Perché Elon Musk si è arrabbiato?
Perché i concorrenti non piacciono a nessuno. Men che meno se sembra che ti prendano per i fondelli. Nel caso qualcuno non lo ricordi, infatti, Nikola è proprio il nome di battesimo di quel Tesla a cui si deve l'origine del brand riconducibile a Musk. E anche il core business è lo stesso: mobilità elettrica. Le due aziende, inoltre, stanno lavorando su progetti analoghi e si scambiano da tempo accuse di "plagio", conseguenti alla violazione di alcuni brevetti che si sarebbe resa possibile grazie a una attività di spionaggio industriale degna di un film. Nello specifico si tratterebbe di questioni di design, con i rendering di alcuni progetti che risulterebbero copiati da Nikola, ai danni di Tesla. Una accusa incrociata, però, visto che già nel 2018 era stata la prima a denunciare Tesla, per una faccenda analoga. A stabilire torti e ragioni sarà una battaglia legale che si annuncia già da adesso lunga e serrata, con in ballo cifre da capogiro.

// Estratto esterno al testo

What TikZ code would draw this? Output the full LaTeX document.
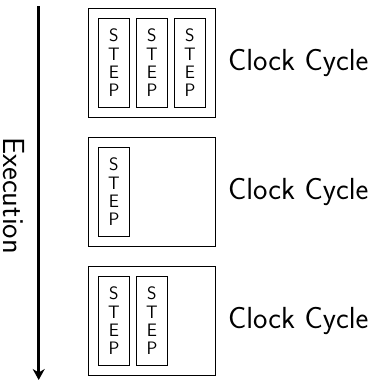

In attesa dell’esordio in borsa di Nikola, dell’avvio a pieno regime della produzione e dell’esito della battaglia legale con Tesla, prepariamoci, quindi, a vedere sulle nostre strade una nuova generazione di bisonti green, tutti chilometri, ambiente, fiorellini e lavoro ecocompatibile, con una domanda che, a questo punto, diventa inevitabile: anche i camionisti cambieranno di conseguenza? Chissà come saranno i calendari appesi alle loro spalle, nel 2024.